Por Ana Nodal
Cuando nació Teresa de Ávila, allá por 1515, otra mujer, la reina
Juana de Castilla, llevaba seis años encerrada en Tordesillas, donde
permaneció hasta su muerte, en 1555. Así pues, dos de las
protagonistas del libro que hoy presentamos coincidieron en el
tiempo,
casi en el espacio, ya que ambas nacieron en Castilla, pero nunca
llegaron a encontrarse. Es más, Juana nació en Toledo y Teresa tuvo
una intensa relación con la Ciudad Imperial. De hecho, se dice que
desde allí llegó su abuelo, hijo de un judío converso, a Ávila.
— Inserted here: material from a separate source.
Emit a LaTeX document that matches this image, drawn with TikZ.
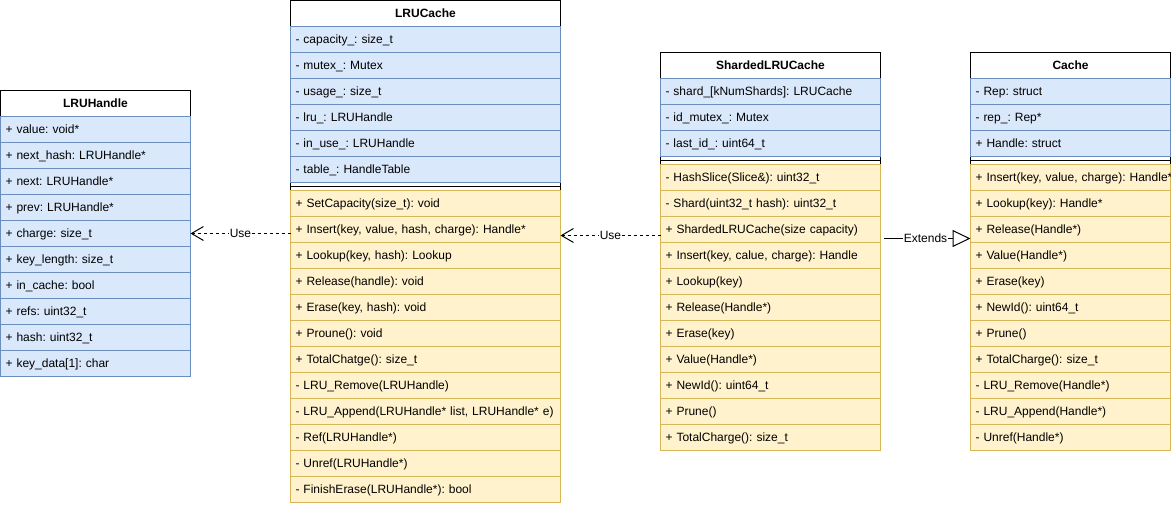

Pero
las vidas de Juana y Teresa y sus personalidades fueron muy
distintas.
A petición de mi querida Cristina Jarque, coordinadora de la obra, yo
escribí sobre la Reina Juana en “cuatro mujeres, cuatro pasiones”.
Juana fue una castellana temperamental, a quien su marido, su padre
e,
incluso, su propio hijo, le cortaron las alas. Eso sí, nadie osó
quitarle la corona. Vivió como un símbolo, pero nunca ejerció ni fue
tratada como soberana. En aquel siglo XVI ser mujer y destacar era casi imposible.
Juana, atribulada por la muerte de su amado, tal vez se rindió ante las
circunstancias que otros, hombres con poder por supuesto, la
impusieron. El caso de Teresa de Ávila es muy distinto.
Teresa de Jesús fue una religiosa emprendedora, fuerte, enérgica pese
a su enfermedad, que se convirtió en la primera doctora de la
Iglesia.
Fundadora de las Carmelitas Descalzas, creó conventos y sus huellas
se
han seguido a lo largo de cientos de kilómetros, dando pie a una ruta
aclamada en este quinto centenario de su nacimiento.